** WHAT IS BEING ASKED **
Skip the pictures and extract all of the lines exactly as written.

** SUPPLIED MATERIAL **
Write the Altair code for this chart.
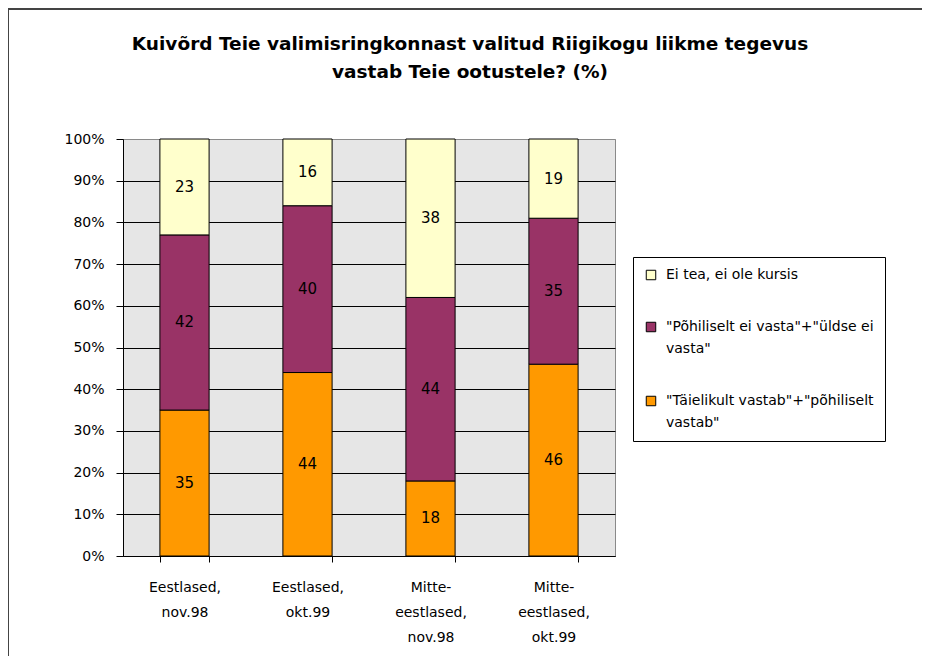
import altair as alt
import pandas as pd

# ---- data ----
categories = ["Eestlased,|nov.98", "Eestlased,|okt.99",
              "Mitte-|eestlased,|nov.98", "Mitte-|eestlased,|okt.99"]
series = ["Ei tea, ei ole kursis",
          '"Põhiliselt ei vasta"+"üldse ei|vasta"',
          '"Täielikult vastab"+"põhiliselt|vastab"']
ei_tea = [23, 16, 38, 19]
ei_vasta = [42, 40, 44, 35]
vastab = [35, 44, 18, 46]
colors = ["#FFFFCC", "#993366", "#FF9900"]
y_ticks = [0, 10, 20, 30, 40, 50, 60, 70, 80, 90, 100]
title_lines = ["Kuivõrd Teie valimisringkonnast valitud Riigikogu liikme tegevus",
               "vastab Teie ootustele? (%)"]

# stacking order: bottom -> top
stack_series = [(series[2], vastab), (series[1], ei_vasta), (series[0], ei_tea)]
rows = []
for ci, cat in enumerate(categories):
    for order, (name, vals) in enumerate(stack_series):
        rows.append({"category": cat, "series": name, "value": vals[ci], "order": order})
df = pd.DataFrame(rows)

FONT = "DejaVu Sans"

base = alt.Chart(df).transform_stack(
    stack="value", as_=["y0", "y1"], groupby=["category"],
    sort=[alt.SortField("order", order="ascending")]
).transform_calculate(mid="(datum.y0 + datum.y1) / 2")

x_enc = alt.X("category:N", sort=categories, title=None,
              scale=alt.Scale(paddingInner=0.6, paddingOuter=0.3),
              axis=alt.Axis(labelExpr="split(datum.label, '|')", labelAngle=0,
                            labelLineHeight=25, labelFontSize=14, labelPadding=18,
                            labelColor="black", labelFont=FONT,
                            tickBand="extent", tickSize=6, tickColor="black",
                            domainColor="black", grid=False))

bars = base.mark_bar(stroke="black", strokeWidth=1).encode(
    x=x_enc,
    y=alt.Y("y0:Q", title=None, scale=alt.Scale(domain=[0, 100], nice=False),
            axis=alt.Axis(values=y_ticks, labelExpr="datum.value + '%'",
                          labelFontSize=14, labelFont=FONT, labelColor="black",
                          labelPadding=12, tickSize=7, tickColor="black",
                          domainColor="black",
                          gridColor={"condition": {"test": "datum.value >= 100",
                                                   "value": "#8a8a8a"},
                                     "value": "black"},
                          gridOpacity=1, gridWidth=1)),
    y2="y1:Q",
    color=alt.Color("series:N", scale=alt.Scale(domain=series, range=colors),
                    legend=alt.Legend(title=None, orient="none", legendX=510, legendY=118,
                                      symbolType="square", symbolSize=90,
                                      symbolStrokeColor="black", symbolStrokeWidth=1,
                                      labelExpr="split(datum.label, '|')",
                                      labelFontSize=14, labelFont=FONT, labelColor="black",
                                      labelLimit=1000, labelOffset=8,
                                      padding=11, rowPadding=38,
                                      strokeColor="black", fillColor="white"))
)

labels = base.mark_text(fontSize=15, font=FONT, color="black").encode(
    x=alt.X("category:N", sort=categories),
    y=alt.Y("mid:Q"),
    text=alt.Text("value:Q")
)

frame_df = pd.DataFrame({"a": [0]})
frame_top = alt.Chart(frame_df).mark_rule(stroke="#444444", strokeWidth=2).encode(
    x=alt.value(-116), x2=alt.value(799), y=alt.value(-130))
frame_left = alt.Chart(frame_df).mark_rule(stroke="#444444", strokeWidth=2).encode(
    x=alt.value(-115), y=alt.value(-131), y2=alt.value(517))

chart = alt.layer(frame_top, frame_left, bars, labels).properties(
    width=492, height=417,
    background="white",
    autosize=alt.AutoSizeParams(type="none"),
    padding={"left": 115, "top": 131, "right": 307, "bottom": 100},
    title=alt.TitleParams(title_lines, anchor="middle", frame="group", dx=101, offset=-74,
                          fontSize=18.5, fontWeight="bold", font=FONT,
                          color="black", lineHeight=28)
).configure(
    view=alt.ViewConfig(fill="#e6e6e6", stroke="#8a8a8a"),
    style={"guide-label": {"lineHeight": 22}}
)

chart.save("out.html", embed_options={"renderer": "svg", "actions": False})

** ANSWER TO THE PROBLEM **
Write the Altair code for this chart.
import altair as alt
import pandas as pd

# ---- data ----
categories = ["Eestlased,|nov.98", "Eestlased,|okt.99",
              "Mitte-|eestlased,|nov.98", "Mitte-|eestlased,|okt.99"]
series = ["Ei tea, ei ole kursis",
          '"Põhiliselt ei vasta"+"üldse ei|vasta"',
          '"Täielikult vastab"+"põhiliselt|vastab"']
ei_tea = [23, 16, 38, 19]
ei_vasta = [42, 40, 44, 35]
vastab = [35, 44, 18, 46]
colors = ["#FFFFCC", "#993366", "#FF9900"]
y_ticks = [0, 10, 20, 30, 40, 50, 60, 70, 80, 90, 100]
title_lines = ["Kuivõrd Teie valimisringkonnast valitud Riigikogu liikme tegevus",
               "vastab Teie ootustele? (%)"]

# stacking order: bottom -> top
stack_series = [(series[2], vastab), (series[1], ei_vasta), (series[0], ei_tea)]
rows = []
for ci, cat in enumerate(categories):
    for order, (name, vals) in enumerate(stack_series):
        rows.append({"category": cat, "series": name, "value": vals[ci], "order": order})
df = pd.DataFrame(rows)

FONT = "DejaVu Sans"

base = alt.Chart(df).transform_stack(
    stack="value", as_=["y0", "y1"], groupby=["category"],
    sort=[alt.SortField("order", order="ascending")]
).transform_calculate(mid="(datum.y0 + datum.y1) / 2")

x_enc = alt.X("category:N", sort=categories, title=None,
              scale=alt.Scale(paddingInner=0.6, paddingOuter=0.3),
              axis=alt.Axis(labelExpr="split(datum.label, '|')", labelAngle=0,
                            labelLineHeight=25, labelFontSize=14, labelPadding=18,
                            labelColor="black", labelFont=FONT,
                            tickBand="extent", tickSize=6, tickColor="black",
                            domainColor="black", grid=False))

bars = base.mark_bar(stroke="black", strokeWidth=1).encode(
    x=x_enc,
    y=alt.Y("y0:Q", title=None, scale=alt.Scale(domain=[0, 100], nice=False),
            axis=alt.Axis(values=y_ticks, labelExpr="datum.value + '%'",
                          labelFontSize=14, labelFont=FONT, labelColor="black",
                          labelPadding=12, tickSize=7, tickColor="black",
                          domainColor="black",
                          gridColor={"condition": {"test": "datum.value >= 100",
                                                   "value": "#8a8a8a"},
                                     "value": "black"},
                          gridOpacity=1, gridWidth=1)),
    y2="y1:Q",
    color=alt.Color("series:N", scale=alt.Scale(domain=series, range=colors),
                    legend=alt.Legend(title=None, orient="none", legendX=510, legendY=118,
                                      symbolType="square", symbolSize=90,
                                      symbolStrokeColor="black", symbolStrokeWidth=1,
                                      labelExpr="split(datum.label, '|')",
                                      labelFontSize=14, labelFont=FONT, labelColor="black",
                                      labelLimit=1000, labelOffset=8,
                                      padding=11, rowPadding=38,
                                      strokeColor="black", fillColor="white"))
)

labels = base.mark_text(fontSize=15, font=FONT, color="black").encode(
    x=alt.X("category:N", sort=categories),
    y=alt.Y("mid:Q"),
    text=alt.Text("value:Q")
)

frame_df = pd.DataFrame({"a": [0]})
frame_top = alt.Chart(frame_df).mark_rule(stroke="#444444", strokeWidth=2).encode(
    x=alt.value(-116), x2=alt.value(799), y=alt.value(-130))
frame_left = alt.Chart(frame_df).mark_rule(stroke="#444444", strokeWidth=2).encode(
    x=alt.value(-115), y=alt.value(-131), y2=alt.value(517))

chart = alt.layer(frame_top, frame_left, bars, labels).properties(
    width=492, height=417,
    background="white",
    autosize=alt.AutoSizeParams(type="none"),
    padding={"left": 115, "top": 131, "right": 307, "bottom": 100},
    title=alt.TitleParams(title_lines, anchor="middle", frame="group", dx=101, offset=-74,
                          fontSize=18.5, fontWeight="bold", font=FONT,
                          color="black", lineHeight=28)
).configure(
    view=alt.ViewConfig(fill="#e6e6e6", stroke="#8a8a8a"),
    style={"guide-label": {"lineHeight": 22}}
)

chart.save("out.html", embed_options={"renderer": "svg", "actions": False})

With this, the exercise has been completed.